Following a town council meeting earlier this month which left some of University Park's elected officials feeling as if they had been deceived, town leaders had harsh words for the legal team representing the company which wants to redevelop the Cafritz property.
"I am not comfortable with what happened," said Mayor John Tabori during last night's University Park Town Council meeting. "I will probably never be comfortable with it."
This latest round in the ongoing Cafritz saga began two weeks ago, when University Park's town council members prepared to review a preliminary plan of subdivision up for consideration at a special session on Jan. 14.
In the hours before that meeting, the Cafritz developers, Calvert Tract, LLC, submitted three letters of approval to town council members which, to the untrained eye, were attributed to the president of the adjoining American Center for Physics (ACP), the mayor of Riverdale Park, and a county economic development official.

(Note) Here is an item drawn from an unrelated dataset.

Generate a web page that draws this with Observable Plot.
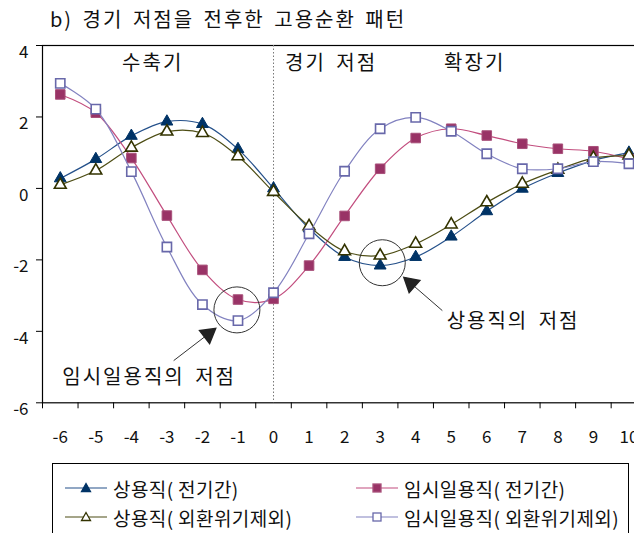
<!DOCTYPE html>
<html><head><meta charset="utf-8">
<script src="https://cdn.jsdelivr.net/npm/d3@7"></script>
<script src="https://cdn.jsdelivr.net/npm/@observablehq/plot@0.6"></script>
<style>
body{margin:0;background:#fff;overflow:hidden;font-family:"Noto Sans CJK KR",sans-serif;color:#111;}
#title{height:36px;line-height:38px;padding-left:50px;font-size:20px;letter-spacing:2px;word-spacing:3px;white-space:nowrap;}
#legend{position:absolute;left:52px;top:463px;width:577px;height:90px;border:1px solid #000;box-sizing:border-box;background:#fff;}
.item{position:absolute;height:24px;display:flex;align-items:center;font-size:19px;letter-spacing:0.4px;white-space:nowrap;}
.item svg{margin-right:6px;}
</style></head>
<body>
<div id="title">b) 경기 저점을 전후한 고용순환 패턴</div>
<div id="chart"></div>
<div id="legend"></div>
<script>
// Periods relative to the business-cycle trough
const periods = [-6,-5,-4,-3,-2,-1,0,1,2,3,4,5,6,7,8,9,10];
const yTicks = [-6,-4,-2,0,2,4];
// 상용직(전기간)
const regularAll = [0.28,0.82,1.47,1.87,1.80,1.10,0.00,-1.12,-1.92,-2.16,-1.92,-1.35,-0.64,-0.01,0.43,0.78,1.00];
// 임시일용직(전기간)
const tempAll = [2.63,2.12,0.85,-0.76,-2.28,-3.11,-3.09,-2.16,-0.77,0.55,1.41,1.67,1.48,1.25,1.11,1.04,0.82];
// 상용직(외환위기제외)
const regularEx = [0.10,0.50,1.14,1.59,1.55,0.90,-0.10,-1.06,-1.76,-1.88,-1.55,-1.01,-0.39,0.13,0.52,0.85,0.92];
// 임시일용직(외환위기제외)
const tempEx = [2.94,2.22,0.47,-1.64,-3.25,-3.70,-2.92,-1.27,0.48,1.67,1.99,1.60,0.97,0.55,0.55,0.75,0.69];
const seriesNames = ["상용직( 전기간)","임시일용직( 전기간)","상용직( 외환위기제외)","임시일용직( 외환위기제외)"];

// Annotations
const phaseLabels = ["수축기","경기 저점","확장기"];
const phaseX = [-3.40, 1.62, 5.66];
const phaseY = 3.50;
const troughNotes = [
  {label:"임시일용직의 저점", tx:-3.50, ty:-5.30, cx:-1.03, cy:-3.40, x1:-2.81, y1:-4.82, x2:-1.63, y2:-3.92},
  {label:"상용직의 저점", tx:6.74, ty:-3.72, cx:3.06, cy:-2.08, x1:4.75, y1:-3.42, x2:3.67, y2:-2.49}
];

const rows = vals => periods.map((p,i)=>({x:p, y:vals[i]}));
const bounds = periods.concat([periods[periods.length-1]+1]).map(p=>p-0.5);

const chart = Plot.plot({
  width:634, height:420,
  marginTop:9, marginBottom:53.7, marginLeft:42, marginRight:-12.2,
  style:{fontFamily:'"Noto Sans CJK KR",sans-serif', fontSize:"17px", color:"#111", background:"#fff"},
  x:{domain:[-6.5,10.5], axis:null},
  y:{domain:[-6,4], axis:null},
  marks:[
    Plot.frame({stroke:"#000", strokeWidth:1.2}),
    Plot.ruleX([0], {stroke:"#777", strokeDasharray:"1.5,2", strokeWidth:1}),
    Plot.axisY({ticks:yTicks, tickSize:6, tickFormat:()=>"", stroke:"#000"}),
    Plot.axisY({ticks:yTicks, tickSize:0, tickPadding:14, tickFormat:d=>String(d), fontSize:17, dy:7}),
    Plot.axisX({ticks:bounds, tickSize:6, tickFormat:()=>"" , stroke:"#000"}),
    Plot.axisX({ticks:periods, tickSize:0, tickPadding:28, tickFormat:d=>String(d), fontSize:17}),
    // series 1
    Plot.line(rows(regularAll), {x:"x", y:"y", stroke:"#24508a", strokeWidth:1.2, curve:"catmull-rom"}),
    Plot.dot(rows(regularAll), {x:"x", y:"y", symbol:"triangle", r:4.4, fill:"#003366", stroke:"#003366", strokeWidth:1}),
    // series 2
    Plot.line(rows(tempAll), {x:"x", y:"y", stroke:"#c24d7e", strokeWidth:1.2, curve:"catmull-rom"}),
    Plot.dot(rows(tempAll), {x:"x", y:"y", symbol:"square", r:5.4, fill:"#993366", stroke:"#a8507a", strokeWidth:1}),
    // series 3
    Plot.line(rows(regularEx), {x:"x", y:"y", stroke:"#4d4d14", strokeWidth:1.2, curve:"catmull-rom"}),
    Plot.dot(rows(regularEx), {x:"x", y:"y", symbol:"triangle", r:4.4, fill:"#fff", stroke:"#333300", strokeWidth:1.6}),
    // series 4
    Plot.line(rows(tempEx), {x:"x", y:"y", stroke:"#8282c0", strokeWidth:1.2, curve:"catmull-rom"}),
    Plot.dot(rows(tempEx), {x:"x", y:"y", symbol:"square", r:5.2, fill:"#fff", stroke:"#6868aa", strokeWidth:1.6}),
    // phase labels
    Plot.text(phaseLabels, {x:(d,i)=>phaseX[i], y:()=>phaseY, text:d=>d, fontSize:20, fill:"#111"}),
    // trough circles, arrows, labels
    Plot.dot(troughNotes, {x:"cx", y:"cy", r:23, stroke:"#333", strokeWidth:1, fill:"none"}),
    Plot.link(troughNotes, {x1:"x1", y1:"y1", x2:"x2", y2:"y2", stroke:"#333", strokeWidth:1}),
    Plot.dot([troughNotes[0]], {x:"x2", y:"y2", symbol:"triangle", r:6, fill:"#222", stroke:"#222", rotate:52, dx:-7.3, dy:5.7}),
    Plot.dot([troughNotes[1]], {x:"x2", y:"y2", symbol:"triangle", r:6, fill:"#222", stroke:"#222", rotate:-49, dx:7.0, dy:6.1}),
    Plot.text(troughNotes, {x:"tx", y:"ty", text:"label", fontSize:20, fill:"#111"})
  ]
});
document.getElementById("chart").appendChild(chart);
d3.select(chart).selectAll('g[aria-label="text"] text').attr("letter-spacing","2px").attr("word-spacing","4px");

// Legend
const legendStyles = [
  {line:"#24508a", shape:"tri", fill:"#003366", stroke:"#003366"},
  {line:"#c24d7e", shape:"sq", fill:"#993366", stroke:"#a8507a"},
  {line:"#4d4d14", shape:"tri", fill:"#fff", stroke:"#333300"},
  {line:"#8282c0", shape:"sq", fill:"#fff", stroke:"#6868aa"}
];
const legendPos = [[12,12],[303,12],[12,41],[303,41]];
const legend = document.getElementById("legend");
seriesNames.forEach((name,i)=>{
  const s = legendStyles[i];
  const marker = s.shape==="tri"
    ? `<path d="M21,3.5 L25.5,11.5 L16.5,11.5 Z" fill="${s.fill}" stroke="${s.stroke}" stroke-width="1.3"/>`
    : `<rect x="17" y="4" width="8" height="8" fill="${s.fill}" stroke="${s.stroke}" stroke-width="1.3"/>`;
  const div = document.createElement("div");
  div.className = "item";
  div.style.left = legendPos[i][0]+"px";
  div.style.top = legendPos[i][1]+"px";
  div.innerHTML = `<svg width="42" height="16"><line x1="0" y1="8" x2="42" y2="8" stroke="${s.line}" stroke-width="1.2"/>${marker}</svg><span>${name}</span>`;
  legend.appendChild(div);
});
</script>
</body></html>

In fact, each of the three letters had been composed by lawyers for the Cafritz property. They had been intended, according to an interview published in The Diamondback with Cafritz attorney Chip Reed, to serve as draft stand-in documents pending the actual approval of their respective attributed authors.
Two of the letters, attributed to ACP President Beth Cunningham and Riverdale Park Mayor Vernon Archer, were marked "draft" but bore no other outward indication that they were written by Cafritz attorneys.

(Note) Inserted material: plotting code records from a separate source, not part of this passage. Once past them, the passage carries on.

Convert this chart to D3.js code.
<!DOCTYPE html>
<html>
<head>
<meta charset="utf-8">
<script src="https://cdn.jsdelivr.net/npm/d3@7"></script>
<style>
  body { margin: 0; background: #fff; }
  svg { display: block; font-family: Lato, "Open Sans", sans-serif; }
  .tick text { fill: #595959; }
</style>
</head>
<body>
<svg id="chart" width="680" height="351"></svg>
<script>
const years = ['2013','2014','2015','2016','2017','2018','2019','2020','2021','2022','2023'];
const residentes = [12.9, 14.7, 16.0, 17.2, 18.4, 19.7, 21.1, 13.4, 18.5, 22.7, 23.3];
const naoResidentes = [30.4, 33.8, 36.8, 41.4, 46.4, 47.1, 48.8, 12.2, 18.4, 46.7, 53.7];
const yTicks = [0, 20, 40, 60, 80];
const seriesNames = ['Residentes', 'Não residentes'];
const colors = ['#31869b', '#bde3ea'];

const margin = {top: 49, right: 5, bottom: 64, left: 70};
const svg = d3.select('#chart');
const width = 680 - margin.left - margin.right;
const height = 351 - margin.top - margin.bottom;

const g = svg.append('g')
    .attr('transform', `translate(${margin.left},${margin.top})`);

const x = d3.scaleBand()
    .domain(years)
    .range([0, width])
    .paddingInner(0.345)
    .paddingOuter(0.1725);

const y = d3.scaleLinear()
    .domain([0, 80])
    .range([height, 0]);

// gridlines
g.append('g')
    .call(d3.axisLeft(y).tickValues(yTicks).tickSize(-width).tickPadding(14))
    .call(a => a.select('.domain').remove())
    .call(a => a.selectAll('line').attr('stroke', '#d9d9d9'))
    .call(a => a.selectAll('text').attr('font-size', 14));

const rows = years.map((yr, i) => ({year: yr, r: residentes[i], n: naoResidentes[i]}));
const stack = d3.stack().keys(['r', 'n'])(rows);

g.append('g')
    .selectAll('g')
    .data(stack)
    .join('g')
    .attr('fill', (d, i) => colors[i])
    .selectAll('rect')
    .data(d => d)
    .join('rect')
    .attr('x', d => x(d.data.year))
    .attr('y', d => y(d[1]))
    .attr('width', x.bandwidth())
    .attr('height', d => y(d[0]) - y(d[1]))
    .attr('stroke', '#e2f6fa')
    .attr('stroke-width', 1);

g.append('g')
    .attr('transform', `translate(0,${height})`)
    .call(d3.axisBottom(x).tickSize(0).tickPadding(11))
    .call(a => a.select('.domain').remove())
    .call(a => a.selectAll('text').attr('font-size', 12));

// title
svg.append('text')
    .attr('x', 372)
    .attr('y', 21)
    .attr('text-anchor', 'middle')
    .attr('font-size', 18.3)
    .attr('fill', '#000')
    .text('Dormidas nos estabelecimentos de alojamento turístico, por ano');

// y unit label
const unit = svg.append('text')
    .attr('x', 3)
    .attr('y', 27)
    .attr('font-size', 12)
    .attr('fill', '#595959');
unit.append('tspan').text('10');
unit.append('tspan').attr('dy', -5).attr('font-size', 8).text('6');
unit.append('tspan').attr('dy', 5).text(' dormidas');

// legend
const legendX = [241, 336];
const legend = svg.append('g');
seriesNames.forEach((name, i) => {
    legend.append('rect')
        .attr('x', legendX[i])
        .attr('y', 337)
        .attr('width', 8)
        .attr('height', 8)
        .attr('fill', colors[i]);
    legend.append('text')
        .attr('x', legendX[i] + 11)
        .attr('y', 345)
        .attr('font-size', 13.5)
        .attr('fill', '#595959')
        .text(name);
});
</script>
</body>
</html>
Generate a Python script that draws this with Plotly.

ACP's support for the project is seen as crucial, because it is the site where developers plan to build a bridge to span the CSX railroad tracks which line the eastern border of the Cafritz property.
The third letter, attributed to Thomas Himler, deputy chief administrative officer for the Prince George's County Office for Budget, Finance and Administration, was marked only "memorandum" and bears no outward indication that it was written by Cafritz attorneys.

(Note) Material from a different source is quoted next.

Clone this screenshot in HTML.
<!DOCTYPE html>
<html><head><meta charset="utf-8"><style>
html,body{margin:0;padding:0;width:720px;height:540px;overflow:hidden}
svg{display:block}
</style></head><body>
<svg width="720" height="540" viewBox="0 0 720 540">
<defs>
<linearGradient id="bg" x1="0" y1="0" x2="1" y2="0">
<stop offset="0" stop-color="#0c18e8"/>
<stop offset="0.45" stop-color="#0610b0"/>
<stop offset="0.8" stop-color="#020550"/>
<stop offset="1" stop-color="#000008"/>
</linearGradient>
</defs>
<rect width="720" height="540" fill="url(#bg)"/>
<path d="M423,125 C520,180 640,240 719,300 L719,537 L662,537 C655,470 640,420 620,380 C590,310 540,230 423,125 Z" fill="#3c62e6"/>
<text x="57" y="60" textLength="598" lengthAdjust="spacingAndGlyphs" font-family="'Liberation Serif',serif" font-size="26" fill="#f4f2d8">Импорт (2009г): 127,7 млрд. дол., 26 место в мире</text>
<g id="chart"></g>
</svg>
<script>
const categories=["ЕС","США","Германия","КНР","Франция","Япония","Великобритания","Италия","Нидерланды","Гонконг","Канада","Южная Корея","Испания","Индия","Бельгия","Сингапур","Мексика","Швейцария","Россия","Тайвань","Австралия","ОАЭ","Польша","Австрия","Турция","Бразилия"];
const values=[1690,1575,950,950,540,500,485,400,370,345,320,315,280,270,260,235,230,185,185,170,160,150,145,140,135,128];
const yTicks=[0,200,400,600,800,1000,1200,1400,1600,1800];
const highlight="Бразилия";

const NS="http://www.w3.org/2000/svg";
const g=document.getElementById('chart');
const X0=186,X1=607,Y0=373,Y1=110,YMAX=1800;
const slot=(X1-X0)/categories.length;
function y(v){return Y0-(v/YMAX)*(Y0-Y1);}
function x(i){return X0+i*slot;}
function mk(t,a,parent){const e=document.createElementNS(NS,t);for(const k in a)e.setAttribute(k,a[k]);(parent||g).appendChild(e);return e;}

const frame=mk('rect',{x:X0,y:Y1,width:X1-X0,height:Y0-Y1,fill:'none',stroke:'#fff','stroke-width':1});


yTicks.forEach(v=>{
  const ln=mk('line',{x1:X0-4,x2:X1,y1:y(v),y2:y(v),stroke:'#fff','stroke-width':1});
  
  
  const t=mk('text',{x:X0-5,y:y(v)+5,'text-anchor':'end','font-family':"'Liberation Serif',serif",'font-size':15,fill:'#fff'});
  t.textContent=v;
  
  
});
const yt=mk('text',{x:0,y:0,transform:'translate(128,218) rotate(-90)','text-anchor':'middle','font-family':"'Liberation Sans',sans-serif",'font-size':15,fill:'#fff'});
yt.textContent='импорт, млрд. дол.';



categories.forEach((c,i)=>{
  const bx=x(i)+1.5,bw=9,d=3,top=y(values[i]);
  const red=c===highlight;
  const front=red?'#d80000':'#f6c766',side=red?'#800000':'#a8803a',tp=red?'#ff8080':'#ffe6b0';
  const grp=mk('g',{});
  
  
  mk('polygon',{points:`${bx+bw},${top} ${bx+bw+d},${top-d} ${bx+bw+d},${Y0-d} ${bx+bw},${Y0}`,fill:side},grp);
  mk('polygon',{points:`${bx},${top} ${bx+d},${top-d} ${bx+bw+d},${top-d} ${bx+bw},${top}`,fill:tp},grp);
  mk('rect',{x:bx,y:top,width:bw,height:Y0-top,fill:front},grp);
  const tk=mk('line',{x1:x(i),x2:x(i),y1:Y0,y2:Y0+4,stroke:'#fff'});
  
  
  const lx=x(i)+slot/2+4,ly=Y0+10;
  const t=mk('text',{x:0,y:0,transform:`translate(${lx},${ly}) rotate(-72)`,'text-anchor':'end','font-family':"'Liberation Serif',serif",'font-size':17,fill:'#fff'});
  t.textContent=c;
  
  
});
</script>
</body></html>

Each of the three letters were dated Jan. 14. Each was composed in a different font. None bore a signature.
The letters arrived in council members hands only hours before the meeting. Later that week, developers had hoped to take the letters, along with the sought after support of the University Park Town Council, before the Prince George's County Board of the Maryland-National Capitol Park and Planning Commission which would consider approving the Cafritz preliminary plan.
However, the members of the University Park Town Council assumed the letters were written by the authors attributed on the pages.
Reed, according to reports, argued that he was up-front with the town council about the nature of the documents from the outset.
“I got up and stated emphatically that I drafted this letter,” Reed told The Diamondback. “I do not represent the American Center for Physics; I don’t speak for the American Center for Physics.”
When it was discovered that the letter of support from ACP was, effectively, a placeholder, outrage ensued.
Councilor James Gekas (Ward 2) was taken aback.
"Personally, I was surprised," said Gekas last night, echoing a nearly unanimous sentiment from the University Park town council. "I did think it was a done deal. I thought they were going to meet their contingencies, and it was a total flip of the coin."
A report issued by the Prince George's County Planning Board staff dated Jan. 10 recommended "disapproval" of the Cafritz Preliminary Plan of Subdivision, saying that key conditions had not been met. On Jan. 15, Cafritz representatives announced to the College Park City Council and the Riverdale Park Town Council that the developers would be pulling their application off the planning board's agenda that week because they had been unable to work out an agreement with ACP.
Reed's announcement had been preceded by an actual letter from Cunningham who wrote that it would likely be several months before ACP would make a decision about to support the placement of a bridge on its property.
"The ACP Board is angry that a letter was provided at the Monday, January 14th, meeting of the University Park Town Council, which erroneously appeared to present ACP’s support for having a roadway across our property," wrote Cunningham "That letter was never reviewed or authorized by the ACP Board."
Transparency, Reform, Oversight Called For
University Park's elected officials were still sorting it out last night.
The brouhaha has inspired calls for reform of the planning board application process and greater oversight by town officials.
Councilor Arlene Christiansen (Ward 3), with Tabori's support, asked the town council to submit a letter to county officials lobbying for changes to the way applications are handled and considered by the planning board. Under Christiansen's proposal, any applications must be submitted in full 30 days before the planning board could consider the applications. A similar law has been in effect in Montgomery County since 2007.
Tabori said that he has also insisted that developers provide important documents to the town council well ahead of town council meetings.
"I don't want to have anything coming in less than 10 days before a council meeting," said Tabori. "I don't care what it is, I want 10 days."
Tabori also wants Reed to apologize to the University Park town council, a move supported by Christiansen.
"I really do believe we were mistreated," said Christiansen. "If we are to have any good faith going forward, we need to hear an apology."
Tabori said that developers plan to refile the preliminary plan with the planning board within the next 120 days.